Search code examples
pythoniterator

Is the File-Object iterator "broken?"


According to the documentation:

Once an iterator’s __next__() method raises StopIteration, it must continue to do so on subsequent calls. Implementations that do not obey this property are deemed broken.

However, for file-objects:

>>> f = open('test.txt')
>>> list(f)
['a\n', 'b\n', 'c\n', '\n']
>>> next(f)
Traceback (most recent call last):
  File "<stdin>", line 1, in <module>
StopIteration
>>> f.seek(0)
0
>>> next(f)
'a\n'

Are file-object iterators broken? Is this just one of those things that can't be fixed because it would break too much existing code that relies one it?


Solution

  • I think this is, if anything, a docs bug on that paragraph, not a bug in io objects. (And io object’s aren’t the only thing—most trivially, a csv.reader wrapper around a file is just as restartable as a file.)

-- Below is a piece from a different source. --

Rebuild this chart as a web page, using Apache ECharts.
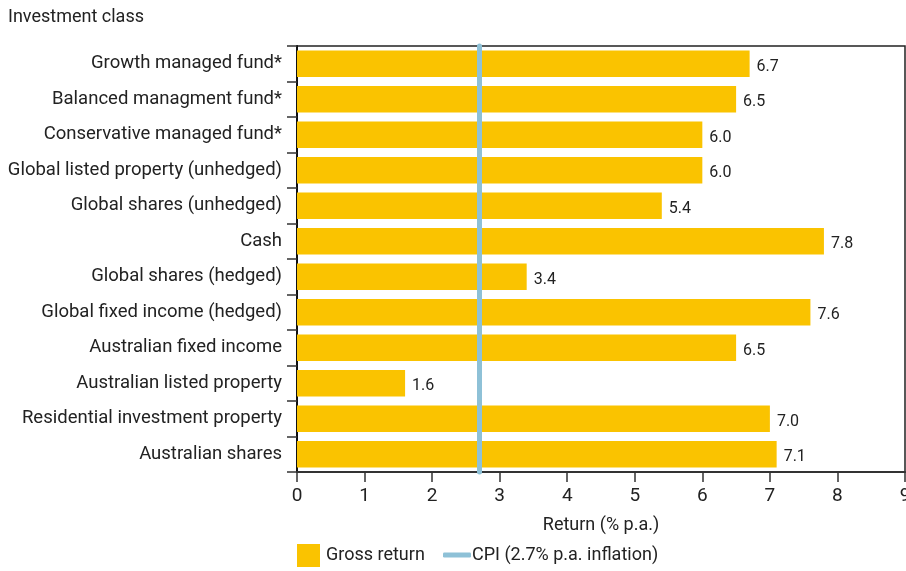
<!DOCTYPE html>
<html>
<head>
<meta charset="utf-8">
<script src="https://cdn.jsdelivr.net/npm/echarts@6/dist/echarts.min.js"></script>
<style>
  html, body { margin: 0; padding: 0; background: #fff; }
  #chart { width: 906px; height: 571px; }
</style>
</head>
<body>
<div id="chart"></div>
<script>
// Investment classes, listed top to bottom
const categories = [
  'Growth managed fund*',
  'Balanced managment fund*',
  'Conservative managed fund*',
  'Global listed property (unhedged)',
  'Global shares (unhedged)',
  'Cash',
  'Global shares (hedged)',
  'Global fixed income (hedged)',
  'Australian fixed income',
  'Australian listed property',
  'Residential investment property',
  'Australian shares'
];
// Gross return, % p.a.
const grossReturn = [6.7, 6.5, 6.0, 6.0, 5.4, 7.8, 3.4, 7.6, 6.5, 1.6, 7.0, 7.1];
// Inflation reference line
const cpi = 2.7;
const xTicks = { min: 0, max: 9, interval: 1 };

const FONT = 'Roboto, "Liberation Sans", Arial, sans-serif';
const TEXT = '#222';
const BAR = '#FAC300';
const CPI_COLOR = '#8EC1D7';
const cpiName = 'CPI (' + cpi + '% p.a. inflation)';

const chart = echarts.init(document.getElementById('chart'), null, { renderer: 'canvas' });
chart.setOption({
  animation: false,
  textStyle: { fontFamily: FONT },
  title: {
    text: 'Investment class',
    left: 8, top: 8, padding: 0,
    textStyle: { fontFamily: FONT, fontSize: 18, fontWeight: 'normal', color: TEXT }
  },
  grid: {
    left: 297, right: 1, top: 46, bottom: 99,
    show: true, borderColor: '#222', borderWidth: 1.5,
    containLabel: false,
    outerBoundsMode: 'none'
  },
  legend: [
    {
      left: 297, top: 544, padding: 0,
      itemWidth: 23, itemHeight: 23, itemGap: 20,
      textStyle: { fontFamily: FONT, fontSize: 18, color: TEXT, padding: [4, 0, 0, 1] },
      data: [{ name: 'Gross return', icon: 'rect' }]
    },
    {
      left: 443, top: 546, padding: 0,
      itemWidth: 28, itemHeight: 5,
      textStyle: { fontFamily: FONT, fontSize: 18, color: TEXT, padding: [4, 0, 0, -4] },
      data: [{ name: cpiName, icon: 'roundRect', itemStyle: { color: CPI_COLOR } }]
    }
  ],
  xAxis: {
    type: 'value',
    min: xTicks.min, max: xTicks.max, interval: xTicks.interval,
    name: 'Return (% p.a.)',
    nameLocation: 'middle',
    nameGap: 44,
    nameTextStyle: { fontFamily: FONT, fontSize: 18, color: TEXT },
    splitLine: { show: false },
    axisLine: { show: true, lineStyle: { color: '#333', width: 2 } },
    axisTick: { show: true, length: 10, lineStyle: { color: '#333', width: 1.5 } },
    axisLabel: { fontFamily: FONT, fontSize: 19, color: TEXT, margin: 15 }
  },
  yAxis: {
    type: 'category',
    inverse: true,
    data: categories,
    axisLine: { show: true, lineStyle: { color: '#111', width: 2 } },
    axisTick: { show: true, length: 10, lineStyle: { color: '#333', width: 1.5 } },
    axisLabel: { fontFamily: FONT, fontSize: 18.5, color: TEXT, margin: 15, padding: [4, 0, 0, 0] }
  },
  series: [
    {
      name: 'Gross return',
      type: 'bar',
      data: grossReturn,
      barCategoryGap: '25%',
      itemStyle: { color: BAR },
      label: {
        show: true,
        position: 'right',
        distance: 7,
        offset: [0, 3],
        fontFamily: FONT,
        fontSize: 16,
        color: TEXT,
        formatter: p => p.value.toFixed(1)
      },
      markLine: {
        silent: true,
        symbol: 'none',
        label: { show: false },
        lineStyle: { color: CPI_COLOR, width: 5, type: 'solid', cap: 'round' },
        data: [{ xAxis: cpi }]
      },
      z: 2
    },
    {
      name: cpiName,
      type: 'line',
      data: [],
      color: CPI_COLOR,
      lineStyle: { color: CPI_COLOR, width: 5 }
    }
  ]
});
</script>
</body>
</html>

    If you just use an iterator as an iterator, once it raises it will keep on raising. But if you call methods outside of the iterator protocol, you’re not really using it as an iterator anymore, but as something more than an iterator. And in that case, it seems legal and even idiomatic for the object to be “refillable” if it makes sense. As long as it never refills itself while it’s quacking as an iterator, only when it’s quacking as some other type that goes beyond that.

    In a similar situation in C++, the language committee might well declare that this breaks substitutability and therefore the iterator becomes invalid as an iterator once you call such a method on it, even if the language can’t enforce that. Or come up with a whole new protocol for refillable iterators. (Of course C++ iterators aren’t quite the same thing as Python iterators, but hopefully you get what I mean.)

    But in Python, practicality beats purity. I’m pretty sure Guido intended this behavior from the start, and that an object is allowed to do this and still be considered an iterator, and the core devs continue to intend it, and it’s just that nobody has thought about how to write something sufficiently rigorous to explain it accurately because nobody has asked.

    If you ask by filing a docs bug, I’ll bet that this paragraph gets a footnote, rather than the io and other refillable iterator objects being reclassified as not actually iterators.